Becoming (1)
Bhava Sutta (AN 3:77)
Then Ven. Ānanda went to the Blessed One and, on arrival, bowed down to him and sat to one side. As he was sitting there he said to the Blessed One, “Lord, this word, ‘becoming, becoming’—to what extent is there becoming?”1
“Ānanda, if there were no kamma ripening in the sensuality-property, would sensuality-becoming be discerned?”
“No, lord.”
“Thus kamma is the field, consciousness the seed, and craving the moisture.2 The consciousness of living beings hindered by ignorance & fettered by craving is established in/tuned to a lower property. Thus there is the production of renewed becoming in the future.
“If there were no kamma ripening in the form-property, would form-becoming be discerned?”
“No, lord.”
“Thus kamma is the field, consciousness the seed, and craving the moisture. The consciousness of living beings hindered by ignorance & fettered by craving is established in/tuned to a middling property. Thus there is the production of renewed becoming in the future.

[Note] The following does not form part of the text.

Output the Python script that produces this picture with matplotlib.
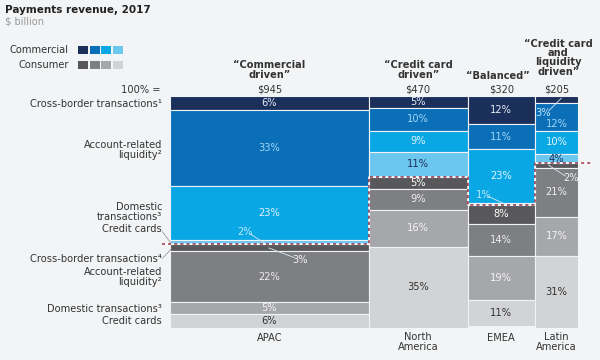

“If there were no kamma ripening in the formless-property, would formless-becoming be discerned?”
“No, lord.”
“Thus kamma is the field, consciousness the seed, and craving the moisture. The consciousness of living beings hindered by ignorance & fettered by craving is established in/tuned to a refined property. Thus there is the production of renewed becoming in the future. This is how there is becoming.”
Notes
1. Notice that the Buddha, instead of giving a definition of becoming (bhava) in response to this question, simply notes that becoming occurs on three levels. Nowhere in the suttas does he define the term becoming, but a survey of how he uses the term in different contexts suggests that it means a sense of identity in a particular world of experience: your sense of what you are, focused on a particular desire, in your personal sense of the world as related to that desire. In other words, it is both a psychological and a cosmological concept. For more on this topic, see The Paradox of Becoming, Introduction and Chapter One.
2. In this analogy, “kamma” apparently means intention and the result of intention, both past and present. This would thus cover the six sense media (SN 35:145), the first four of the aggregates (SN 22:54), and the four nutriments for consciousness (SN 12:64). As the analogy here suggests, these elements of experience create the range of possibilities for a sense of becoming. If your past and present kamma don’t contain a particular possibility, a corresponding type of becoming can’t be developed. The only becomings you can experience are those from within the range of possibilities provided by your kamma. Consciousness and craving locate a particular opportunity from those possibilities that, through the nourishment of craving, they develop into an actual state of becoming. A similar analogy appears in SN 22:54. For more on this topic, see The Paradox of Becoming, Chapter Two.